A security constitution encoding these rules at specification time prevents the agent from emitting failing patterns in the first place.
When this backfires less¶
The recommendations target direct generation of cryptographic implementation code by general-purpose LLMs. They matter less when:
- The agent uses crypto via a vetted SDK such as AWS KMS or Vault rather than implementing it. API-level use is dominated by argument correctness.
- The task is migration or refactoring of audited code, with reference output the agent can match against.
- A constrained-decoding harness restricts output to a fixed grammar of approved API calls.
The failure surface is concentrated where an agent invents algorithm-level code from a natural-language description against a generalist model with no specialized verification.
Example¶
Treat this as a checklist applied to a pull request that adds AEAD encryption.
crypto-pr-checklist:
prompt-discipline:
- prompt-named-exact-crate: true # required: e.g., "aes-gcm 0.10"

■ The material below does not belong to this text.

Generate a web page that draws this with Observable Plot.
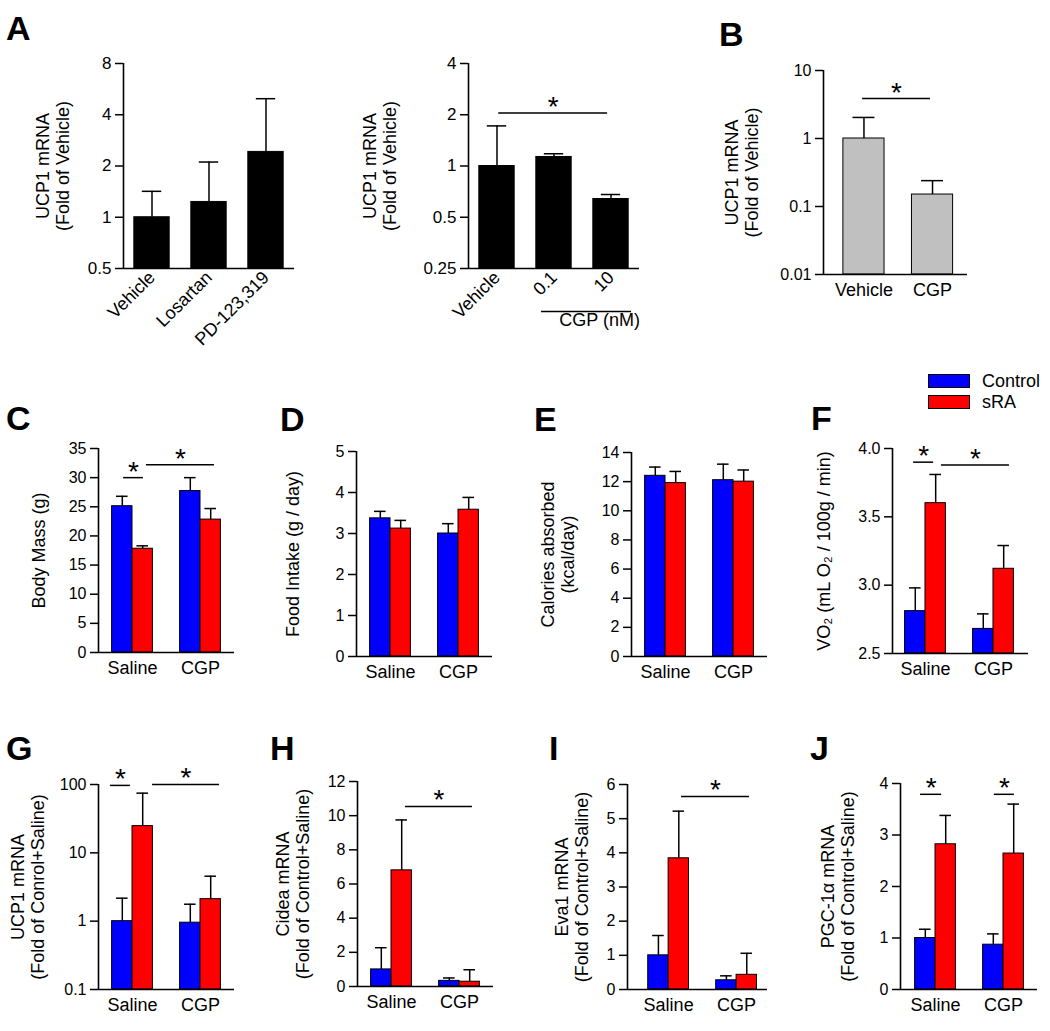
<!DOCTYPE html>
<html><head><meta charset="utf-8">
<script src="https://cdn.jsdelivr.net/npm/d3@7"></script>
<script src="https://cdn.jsdelivr.net/npm/@observablehq/plot@0.6"></script>
<style>
body{margin:0;background:#fff;}
#fig{position:relative;width:1050px;height:1031px;overflow:hidden;background:#fff;font-family:"Liberation Sans",Arial,Helvetica,sans-serif;color:#000;}
.panel{position:absolute;}
.letter{position:absolute;font-weight:bold;font-size:34px;line-height:34px;}
.leg{position:absolute;font-size:18px;line-height:18px;}
.sw{position:absolute;width:42px;height:14px;border:1px solid #000;box-sizing:border-box;}
</style></head>
<body><div id="fig"></div>
<script>
// ---------------- DATA ----------------
// Panel A (left): antagonists
const aLeftCats = ["Vehicle", "Losartan", "PD-123,319"];
const aLeftMean = [1, 1.23, 2.42];
const aLeftErrTop = [1.42, 2.11, 4.97];
const aLeftTicks = [0.5, 1, 2, 4, 8];
// Panel A (right): CGP dose
const aRightCats = ["Vehicle", "0.1", "10"];
const aRightMean = [1, 1.13, 0.64];
const aRightErrTop = [1.72, 1.18, 0.68];
const aRightTicks = [0.25, 0.5, 1, 2, 4];
// Panel B
const bCats = ["Vehicle", "CGP"];
const bMean = [1, 0.15];
const bErrTop = [2.04, 0.24];
const bTicks = [0.01, 0.1, 1, 10];
// Grouped panels: order = Saline/Control, Saline/sRA, CGP/Control, CGP/sRA
const groups = ["Saline", "CGP"];
const seriesNames = ["Control", "sRA"];
const cMean = [25.1, 17.8, 27.7, 22.8];
const cErrTop = [26.8, 18.3, 30.0, 24.7];
const cTicks = [0, 5, 10, 15, 20, 25, 30, 35];
const dMean = [3.37, 3.12, 3.0, 3.58];
const dErrTop = [3.54, 3.32, 3.24, 3.88];
const dTicks = [0, 1, 2, 3, 4, 5];
const eMean = [12.4, 11.9, 12.1, 12.0];
const eErrTop = [13.0, 12.7, 13.2, 12.8];
const eTicks = [0, 2, 4, 6, 8, 10, 12, 14];
const fMean = [2.81, 3.60, 2.68, 3.12];
const fErrTop = [2.98, 3.81, 2.79, 3.29];
const fTicks = [2.5, 3.0, 3.5, 4.0];
const gMean = [1.0, 24.6, 0.95, 2.1];
const gErrTop = [2.17, 74.7, 1.77, 4.55];
const gTicks = [0.1, 1, 10, 100];
const hMean = [1.0, 6.8, 0.33, 0.28];
const hErrTop = [2.27, 9.75, 0.5, 0.98];
const hTicks = [0, 2, 4, 6, 8, 10, 12];
const iMean = [1.0, 3.84, 0.27, 0.43];
const iErrTop = [1.58, 5.22, 0.4, 1.06];
const iTicks = [0, 1, 2, 3, 4, 5, 6];
const jMean = [1.0, 2.82, 0.87, 2.64];
const jErrTop = [1.17, 3.38, 1.08, 3.6];
const jTicks = [0, 1, 2, 3, 4];

// ---------------- STYLE / HELPERS ----------------
const FONT = '"Liberation Sans", Arial, Helvetica, sans-serif';
const BLUE = "#0000ff", RED = "#ff0000", GRAY = "#c0c0c0", BLACK = "#000000";
const ML = 120, MR = 20, MT = 45, MB = 90;
const fig = document.getElementById("fig");

function singleBars(means, tops, fill, half) {
  return means.map((v, i) => ({x1: i + 0.5 - half, x2: i + 0.5 + half, v, e: tops[i], fill}));
}
function groupedBars(means, tops, w = 0.6) {
  return means.map((v, i) => {
    const g = Math.floor(i / 2), s = i % 2, c = 1 + 2 * g;
    return {x1: s === 0 ? c - w : c, x2: s === 0 ? c : c + w, v, e: tops[i], fill: s === 0 ? BLUE : RED,
            group: groups[g], series: seriesNames[s]};
  });
}

function panel(o) {
  const ymin = o.yDomain[0];
  const capHalf = o.cap ?? 0.17;
  const mid = d => (d.x1 + d.x2) / 2;
  const labelMap = new Map(o.labelPos.map((p, i) => [p, o.labels[i]]));
  const sig = o.sig || [];
  const marks = [
    Plot.rect(o.bars, {x1: "x1", x2: "x2", y1: () => ymin, y2: "v", fill: "fill", stroke: BLACK, strokeWidth: 1}),
    Plot.ruleX(o.bars, {x: mid, y1: "v", y2: "e", stroke: BLACK, strokeWidth: 1.5}),
    Plot.ruleY(o.bars, {y: "e", x1: d => mid(d) - capHalf, x2: d => mid(d) + capHalf, stroke: BLACK, strokeWidth: 1.5}),
    Plot.ruleX([o.xDomain[0]], {stroke: BLACK, strokeWidth: 1.6}),
    Plot.ruleY([ymin], {stroke: BLACK, strokeWidth: 1.6}),
    Plot.axisY({ticks: o.ticks, tickFormat: o.tickFormat || (d => String(d)), tickSize: 8, tickPadding: 4,
                fontSize: o.tickFont ?? 16, label: null, strokeWidth: 1.5}),
    Plot.axisX({ticks: o.labelPos, tickFormat: d => labelMap.get(d), tickSize: 0, tickPadding: o.tickPad ?? 9,
                fontSize: 18, tickRotate: o.rotate || 0, label: null}),
    Plot.text([o.ylabel], {text: d => d, frameAnchor: "left", textAnchor: "middle", rotate: -90, dx: -o.yOff,
                fontSize: 18, lineHeight: 1.12}),
    Plot.ruleY(sig, {y: "y", x1: "x1", x2: "x2", stroke: BLACK, strokeWidth: 1.5}),
    Plot.text(sig, {x: d => (d.x1 + d.x2) / 2, y: "y", text: () => "*", fontSize: 28, dy: -6}),
    ...(o.extra || [])
  ];
  const yOpt = {domain: o.yDomain};
  if (o.yType) { yOpt.type = o.yType; yOpt.base = o.base; }
  const svg = Plot.plot({
    width: ML + o.w + MR, height: MT + o.h + MB,
    marginLeft: ML, marginRight: MR, marginTop: MT, marginBottom: MB,
    x: {domain: o.xDomain},
    y: yOpt,
    color: {type: "identity"},
    style: {fontFamily: FONT, fontSize: "16px", background: "none", overflow: "visible", color: BLACK, maxWidth: "none"},
    marks
  });
  const div = document.createElement("div");
  div.className = "panel";
  div.style.left = (o.x0 - ML) + "px";
  div.style.top = (o.y0 - MT) + "px";
  div.appendChild(svg);
  fig.appendChild(div);
}

function letter(t, x, capTop) {
  const d = document.createElement("div");
  d.className = "letter";
  d.textContent = t;
  d.style.left = (x - 2) + "px";
  d.style.top = (capTop - 4.5) + "px";
  fig.appendChild(d);
}

// ---------------- PANELS ----------------
// A left
panel({x0: 123, y0: 63, w: 171, h: 205, xDomain: [0, 3], yDomain: [0.5, 8], yType: "log", base: 2,
  ticks: aLeftTicks, tickFont: 17, bars: singleBars(aLeftMean, aLeftErrTop, BLACK, 0.31), cap: 0.17,
  labelPos: [0.5, 1.5, 2.5], labels: aLeftCats, rotate: -45, tickPad: 6,
  ylabel: "UCP1 mRNA\n(Fold of Vehicle)", yOff: 71});
// A right
panel({x0: 468, y0: 63, w: 171, h: 205, xDomain: [0, 3], yDomain: [0.25, 4], yType: "log", base: 2,
  ticks: aRightTicks, tickFont: 17, bars: singleBars(aRightMean, aRightErrTop, BLACK, 0.31), cap: 0.17,
  labelPos: [0.5, 1.5, 2.5], labels: aRightCats, rotate: -45, tickPad: 6,
  ylabel: "UCP1 mRNA\n(Fold of Vehicle)", yOff: 89,
  sig: [{x1: 0.53, x2: 2.44, y: 2.05}],
  extra: [
    Plot.ruleY([0.25], {x1: 1.28, x2: 2.86, dy: 43, stroke: BLACK, strokeWidth: 1.5}),
    Plot.text([{x: 2.3, t: "CGP (nM)"}], {x: "x", text: "t", frameAnchor: "bottom", dy: 57, fontSize: 18})
  ]});
// B
panel({x0: 823, y0: 70, w: 144, h: 204, xDomain: [-0.09, 2.01], yDomain: [0.01, 10], yType: "log", base: 10,
  ticks: bTicks, bars: singleBars(bMean, bErrTop, GRAY, 0.3), cap: 0.16,
  labelPos: [0.5, 1.5], labels: bCats, tickPad: 9,
  ylabel: "UCP1 mRNA\n(Fold of Vehicle)", yOff: 82,
  sig: [{x1: 0.48, x2: 1.47, y: 3.87}]});
// C
panel({x0: 98, y0: 448, w: 136, h: 204, xDomain: [0, 4], yDomain: [0, 35], ticks: cTicks,
  bars: groupedBars(cMean, cErrTop), labelPos: [1, 3], labels: groups,
  ylabel: "Body Mass (g)", yOff: 60,
  sig: [{x1: 0.74, x2: 1.32, y: 30.0}, {x1: 1.41, x2: 3.41, y: 32.2}]});
// D
panel({x0: 356, y0: 451, w: 136, h: 205, xDomain: [0, 4], yDomain: [0, 5], ticks: dTicks,
  bars: groupedBars(dMean, dErrTop), labelPos: [1, 3], labels: groups,
  ylabel: "Food Intake (g / day)", yOff: 64});
// E
panel({x0: 631, y0: 452, w: 136, h: 204, xDomain: [0, 4], yDomain: [0, 14], ticks: eTicks,
  bars: groupedBars(eMean, eErrTop), labelPos: [1, 3], labels: groups,
  ylabel: "Calories absorbed\n(kcal/day)", yOff: 74});
// F
panel({x0: 892, y0: 448, w: 136, h: 205, xDomain: [0.03, 4.03], yDomain: [2.5, 4.0], ticks: fTicks,
  tickFormat: d3.format(".1f"),
  bars: groupedBars(fMean, fErrTop), labelPos: [1, 3], labels: groups,
  ylabel: "VO\u2082 (mL O\u2082 / 100g / min)", yOff: 69,
  sig: [{x1: 0.65, x2: 1.24, y: 3.90}, {x1: 1.47, x2: 3.47, y: 3.88}]});
// G
panel({x0: 98, y0: 784, w: 136, h: 205, xDomain: [0, 4], yDomain: [0.1, 100], yType: "log", base: 10, ticks: gTicks,
  bars: groupedBars(gMean, gErrTop), labelPos: [1, 3], labels: groups,
  ylabel: "UCP1 mRNA\n(Fold of Conrol+Saline)", yOff: 71,
  sig: [{x1: 0.35, x2: 0.94, y: 97}, {x1: 1.59, x2: 3.56, y: 100}]});
// H
panel({x0: 357, y0: 781, w: 136, h: 205, xDomain: [0, 4], yDomain: [0, 12], ticks: hTicks,
  bars: groupedBars(hMean, hErrTop), labelPos: [1, 3], labels: groups,
  ylabel: "Cidea mRNA\n(Fold of Control+Saline)", yOff: 65,
  sig: [{x1: 1.41, x2: 3.38, y: 10.54}]});
// I
panel({x0: 627, y0: 784, w: 140, h: 205, xDomain: [-0.21, 3.91], yDomain: [0, 6], ticks: iTicks,
  bars: groupedBars(iMean, iErrTop), labelPos: [1, 3], labels: groups,
  ylabel: "Eva1 mRNA\n(Fold of Control+Saline)", yOff: 56,
  sig: [{x1: 1.38, x2: 3.38, y: 5.65}]});
// J
panel({x0: 900, y0: 783, w: 137, h: 206, xDomain: [-0.03, 4.0], yDomain: [0, 4], ticks: jTicks,
  bars: groupedBars(jMean, jErrTop), labelPos: [1, 3], labels: groups,
  ylabel: "PGC-1\u03b1 mRNA\n(Fold of Control+Saline)", yOff: 63,
  sig: [{x1: 0.56, x2: 1.18, y: 3.79}, {x1: 2.73, x2: 3.32, y: 3.79}]});

// ---------------- LETTERS ----------------
letter("A", 8, 15);
letter("B", 721, 21);
letter("C", 8, 405);
letter("D", 282, 406);
letter("E", 536, 406);
letter("F", 813, 405);
letter("G", 8, 735);
letter("H", 272, 735);
letter("I", 551, 735);
letter("J", 812, 735);

// ---------------- LEGEND ----------------
const legendColors = [BLUE, RED];
seriesNames.forEach((name, i) => {
  const sw = document.createElement("div");
  sw.className = "sw";
  sw.style.left = "928px";
  sw.style.top = (374 + i * 21) + "px";
  sw.style.background = legendColors[i];
  fig.appendChild(sw);
  const t = document.createElement("div");
  t.className = "leg";
  t.textContent = name;
  t.style.left = "982px";
  t.style.top = (372 + i * 21) + "px";
  fig.appendChild(t);
});
</script></body></html>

- prompt-named-high-level-api: true # required: AeadInPlace::encrypt
- cot-or-reasoning-mode-disabled: true # required for crypto paths
build-gate:
- compiles-cleanly-on-first-try: true # if false, do NOT re-prompt - investigate
crypto-analyzer:
- nonce-uniqueness-rule-passes: true
- aead-tag-verified-on-every-decrypt: true
- kdf-iterations-above-floor: true # e.g., PBKDF2 >= 600,000
- no-raw-block-cipher-use: true
human-review:
- cryptographer-signoff-if-raw-primitives: true
- cryptographer-signoff-if-custom-kdf: true
Any false in the build-gate or crypto-analyzer rows should block merge regardless of test pass rate. The compiles-cleanly-on-first-try flag matters because iterative fix loops accumulate security regressions invisible to functional tests.
Key Takeaways¶
- LLM-generated cryptographic code compiled in only 23.3% of 240 controlled samples; 57% of the compiled code contained crypto-specific vulnerabilities (Elsayed et al., 2026).
- General SAST does not catch crypto invariant violations — pair every crypto code path with a rule-based crypto analyzer.
- Chain-of-thought prompting was ~5× worse than zero-shot for crypto generation; reverse the usual CoT default for these prompts.
- Constrain agents to vetted high-level AEAD APIs and require human cryptographer review for any raw-primitive code.